# Hobie Mirage Sport Review



## JD7.62

Hey guys I picked up the Sport that was for sale on here a a few days ago.

I got it for the wife and the outback for me but I took it out playing in the Gulf and wanted to leave a review since I dont see too many of them around.

Im not sure of the year on this one but I think its an older model, doesnt have the click and go mirage system nor the twist up rudder. The rudder itself needs to be adjusted as it turns right on a dime but takes a while to turn left. Those are about my only two complaints.

Its obviously not designed to carry a ton of stuff but when I go trolling in the Gulf I usually bring two rods, this has two built in rod holders, a small cooler for bait and a few king rigs so there is plenty enough room in it for that.

Stability was great. It wasnt exactly calm out there and I could stand in it. Now I wouldnt stand in it to fish nor try standing in it with gear in it that could get lost if I flipped but I could stand in it none the less.

Its very light weight and I could easily throw it on top of my lifted Jeep Wrangler. It has the standard fins and of course given its shorter length was a bit slower then my Outback with turbo fins. It was easier to peddle though. My five year old daughter even took it out for a spin. She was too short to get a full stroke with the peddles but she could get it moving no problem. Next year I can see her zipping around every where in it.
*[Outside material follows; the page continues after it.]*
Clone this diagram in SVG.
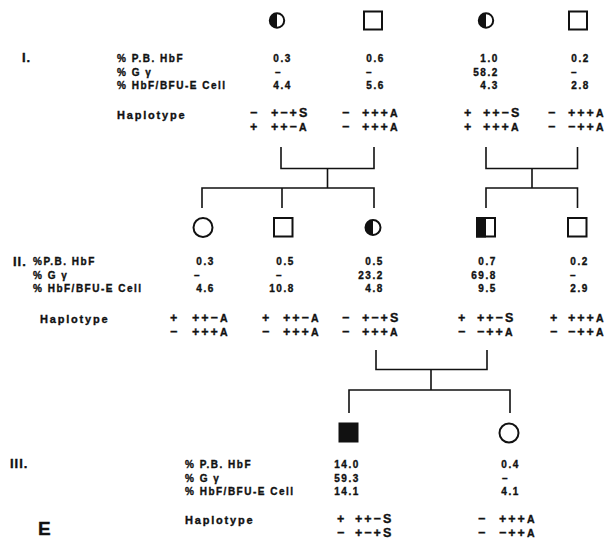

I mostly played with it in the surf and it was a blast. I would catch a wave peddling as fast as I could and when I caught it just right the yak would be half on the wave and half off with the fins out of the water. It was a blast. I did roll it a few times but I wasnt really trying not too either.

Overall Im very impressed with it and for a quick easy day out in the Gulf I would seriously consider taking it out over my outback due to the ease in transporting.


----------



## oxbeast1210

good review

Sent from samsung Galaxy note using Forum Runner


----------



## Yaksquatch

Brandon Denney's got one and really likes it. You should'a seen him hooked up to a 12ft Mako in it a couple years ago!!!

Alex


----------



## JD7.62

I like it, but at just nine and half ft its small enough to be part of the food chain of a twelve ft mako. Screw that!


----------



## timman

I've had my Mirage Sport for about 5 years and love it. (I've also got a two seater Outfitter for when my wife wants to go out or if I'm fishing tandem with a buddy.) I can throw it in the back of my Tundra with ease and it doesn't stick out too far. I've got a milk crate with two rod holders attached that I bungee in the back, so counting the two built-ins I can take four rods (or three and a net). I strap on my Stick It anchor pin for shallow water (and also have a small anchor when fishing deeper than 7'-8'). 
While not as fast or stable as some of the longer 'yaks, thus not as usable in the Gulf, it works great for me in protected waters, which is where I prefer to fish most of the time anyway. There's plenty of storage right in front of me as I usually just take a smaller tackle tray.
Hope you get as much enjoyment out of your Sport as I do mine!


----------